And then once in a rare blue moon, a record comes roaring out of the speakers so alive, so swaggering, so drenched in gasoline-fumed confidence and hard-earned joy that it reminds you exactly why rock ’n’ roll was once dangerous, sexy, rebellious, and absolutely essential to the American bloodstream.

Born to Kill by Social Distortion is that kind of record.

This thing doesn’t crawl onto the turntable apologizing for being old-school.

It struts in wearing black denim, snake skin boots, pomade, tattoos, cigarette smoke, and leopard-print beauty hanging off both arms while neon spills across the boulevard somewhere after midnight.

This album has style.

Not corporate style. Not TikTok costume-shop rebellion. Real style.

The kind forged through surviving enough life to stop pretending.

Fifteen years after their last studio album, Hard Times and Nursery Rhymes, Mike Ness and company didn’t return sounding exhausted, bitter, or creatively embalmed. They returned sounding victorious. Refined. Sharpened. Like a classic American V8 engine rebuilt by hand and roaring louder than ever.

This is not the sound of a band chasing youth.

This is the sound of grown men who already survived youth and came back wiser, stronger, and cooler than most of modern rock could ever dream of being.

And good Lord, does this record smoke.

“Born to Kill” — One of the Hardest Openers of the Year

The title track explodes out of the gate with primal force. The riff alone sounds like chrome sparks flying off a Harley engine ripping through downtown Los Angeles at 2 A.M.

This song has muscle.

Not fake internet “alpha male” nonsense. Actual masculine energy.

Confident. Dangerous. Protective. Alive.

Ness sounds completely locked in here. His voice carries decades of mileage, but instead of sounding worn down, it sounds seasoned—like whiskey aged in outlaw oak barrels somewhere between punk rock and classic Americana.

And the hook? Forget about it.

The song grabs you by the collar immediately and refuses to let go. By the second spin you’re already shouting the chorus like it’s been part of your bloodstream for twenty years.

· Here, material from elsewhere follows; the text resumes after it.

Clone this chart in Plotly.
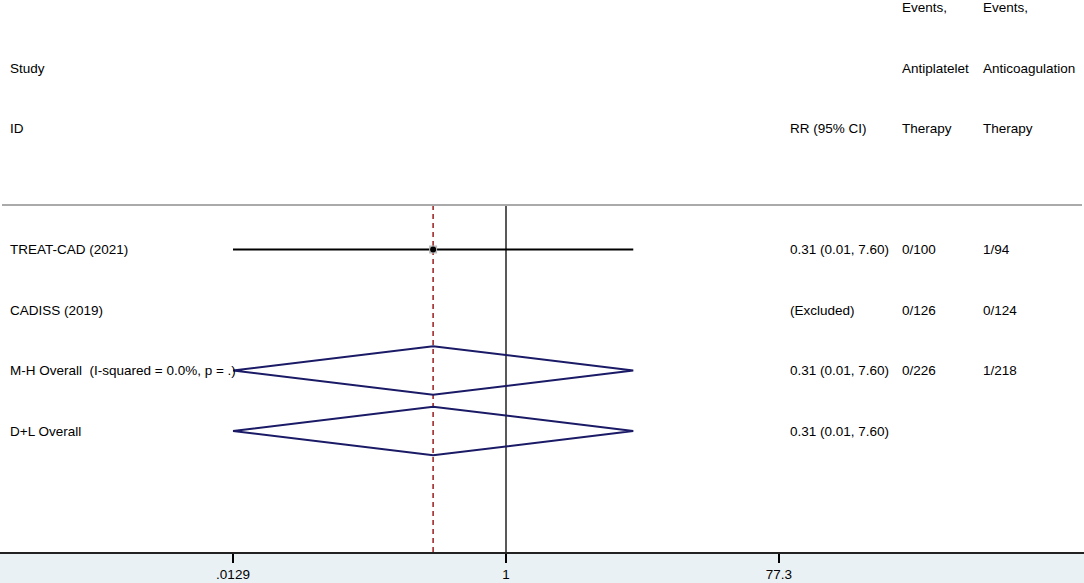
import plotly.graph_objects as go

# ---- data ----
studies = ["TREAT-CAD (2021)", "CADISS (2019)", "M-H Overall  (I-squared = 0.0%, p = .)", "D+L Overall"]
row_y = [4, 3, 2, 1]
rr = [0.313, None, 0.313, 0.313]
ci_lo = [0.0129, None, 0.0129, 0.0129]
ci_hi = [7.60, None, 7.60, 7.60]
rr_text = ["0.31 (0.01, 7.60)", "(Excluded)", "0.31 (0.01, 7.60)", "0.31 (0.01, 7.60)"]
events_antiplatelet = ["0/100", "0/126", "0/226", ""]
events_anticoag = ["1/94", "0/124", "1/218", ""]
overall_rr = 0.313
tick_vals = [0.0129, 1, 77.3]
tick_text = [".0129", "1", "77.3"]

header_rows = [8, 7, 6]
header_left = ["", "Study", "ID"]
header_rr = ["", "", "RR (95% CI)"]
header_ap = ["Events,", "Antiplatelet", "Therapy"]
header_ac = ["Events,", "Anticoagulation", "Therapy"]

W, H = 1084, 583
FONT = "Liberation Sans, Arial, Helvetica, sans-serif"
FS = 13.5
top_line_y = 4.736
y_bottom = -1.0
y_top = 8.124
diamond_h = 0.4

fig = go.Figure()

# vertical null line at 1
fig.add_trace(go.Scatter(x=[1, 1], y=[y_bottom, top_line_y], mode="lines",
                         line=dict(color="#222222", width=1.5), hoverinfo="skip", showlegend=False))
# dashed overall line
fig.add_trace(go.Scatter(x=[overall_rr, overall_rr], y=[y_bottom, top_line_y], mode="lines",
                         line=dict(color="#9B1C1C", width=1.5, dash="5px,4px"), hoverinfo="skip", showlegend=False))

# study CI line + point
for i in [0]:
    fig.add_trace(go.Scatter(x=[ci_lo[i], ci_hi[i]], y=[row_y[i], row_y[i]], mode="lines",
                             line=dict(color="black", width=2), hoverinfo="skip", showlegend=False))
    fig.add_trace(go.Scatter(x=[rr[i]], y=[row_y[i]], mode="markers",
                             marker=dict(symbol="square", size=8, color="#BBBBBB", line=dict(width=0)),
                             hoverinfo="skip", showlegend=False))
    fig.add_trace(go.Scatter(x=[rr[i]], y=[row_y[i]], mode="markers",
                             marker=dict(symbol="circle", size=6, color="black"),
                             hoverinfo="skip", showlegend=False))

# diamonds
for i in [2, 3]:
    yc = row_y[i]
    fig.add_trace(go.Scatter(
        x=[ci_lo[i], rr[i], ci_hi[i], rr[i], ci_lo[i]],
        y=[yc, yc + diamond_h, yc, yc - diamond_h, yc],
        mode="lines", line=dict(color="#1A1A66", width=2),
        hoverinfo="skip", showlegend=False))

# top gray separator
fig.add_shape(type="line", xref="paper", yref="y", x0=2 / W, x1=1082 / W,
              y0=top_line_y, y1=top_line_y, line=dict(color="#AAAAAA", width=2))

annots = []
def txt(px, y, s):
    if s:
        annots.append(dict(x=px / W, xref="paper", y=y, yref="y", text=s, showarrow=False,
                           xanchor="left", yanchor="middle",
                           font=dict(family=FONT, size=FS, color="black")))

for j, yv in enumerate(header_rows):
    txt(8, yv, header_left[j])
    txt(788, yv, header_rr[j])
    txt(900, yv, header_ap[j])
    txt(981, yv, header_ac[j])

for i, yv in enumerate(row_y):
    txt(8, yv, studies[i])
    txt(788, yv, rr_text[i])
    txt(900, yv, events_antiplatelet[i])
    txt(981, yv, events_anticoag[i])

px_per_dec = 144.49
x0 = -506 / px_per_dec
x1 = (W - 506) / px_per_dec

fig.update_layout(
    width=W, height=H,
    margin=dict(l=0, r=0, t=0, b=31),
    paper_bgcolor="#EAF1F4",
    plot_bgcolor="white",
    annotations=annots,
    showlegend=False,
    xaxis=dict(type="log", range=[x0, x1], tickvals=tick_vals, ticktext=tick_text,
               ticks="outside", ticklen=9, tickwidth=1.5, tickcolor="black",
               showline=True, linecolor="#222222", linewidth=2, showgrid=False, zeroline=False,
               tickfont=dict(family=FONT, size=FS, color="black"), fixedrange=True),
    yaxis=dict(range=[y_bottom, y_top], showticklabels=False, showgrid=False, zeroline=False,
               showline=False, ticks="", fixedrange=True),
)

fig.write_html("out.html", config={"displayModeBar": False},
               post_script="document.body.style.margin='0';document.body.style.padding='0';")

That’s the magic of great rock ’n’ roll: it feels instantly eternal.

The Sound: Leather Jacket Elegance

What makes Born to Kill special is that it understands a truth most modern rock bands forgot long ago:

Cool matters.

Not fake cool. Not manufactured controversy. Not political theater masquerading as personality.

Real cool.

The kind that comes from confidence, songwriting, groove, aesthetics, and authenticity.

Every guitar tone on this album feels lovingly crafted. The production is massive without becoming sterile. The drums punch hard. The bass rumbles like California thunder. Everything breathes.

This album sounds analog in the best possible way—warm, dangerous, lived-in, human.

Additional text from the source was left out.